Eventually, Brittain found himself co-hosting The Crate And Crowbar, a role he still fills most weeks. And he ultimately resolved to transform his career to reflect his growing love for the medium of games. “I made it my full-time job to go after those [narrative roles] quite aggressively,” he says. “And it was quite a humbling experience. I didn’t think I would simply walk into a new job, but I had to really go at it. It was an intense period.”

“Videogames aren’t really a writer’s medium, they’re design-led, and that was really attractive to me.”

Since landing the role at Maverick, he’s tried to bring the best of the television writing process to the studio. “Narrative and storytelling is fundamental to being a human being, and people who are good writers are just a little bit better at expressing that,” he says. “If you talk to anyone for long enough, they’ve got a story.

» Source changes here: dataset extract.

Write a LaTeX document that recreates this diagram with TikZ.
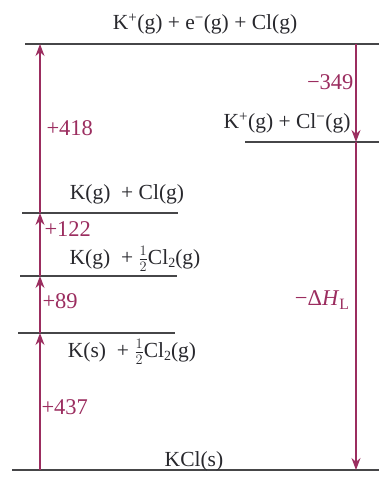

And if you tell someone a story, people have got opinions on it. For me, that’s always been the magic of a writers’ room. 90% of all the best TV shows you’ve ever seen are made that way. And it’s a gloriously fun way of doing things.”

That said, Brittain’s happy to leave behind the hierarchy of television, in which the writer sits at the top - preferring instead to be part of the team and disappear somewhat into the background. “Videogames aren’t really a writer’s medium, they’re design-led, and that was really attractive to me,” he says. “I never particularly relished that responsibility of being at the top of the pyramid.”

Long ago, a respected television writer hired a bunch of inexperienced students to write Skins, trusting that with a little guidance, their stories would be more exciting than his. It’s a lesson that Brittain has carried with him. “Something I’m passionate about is finding ways to democratise the storytelling process,” he says. “More than anything else to make it reflect the world we’re in, rather than just making it reflect me. Because I’m actually not that interesting. It’s other peoples’ stories I’m interested in.”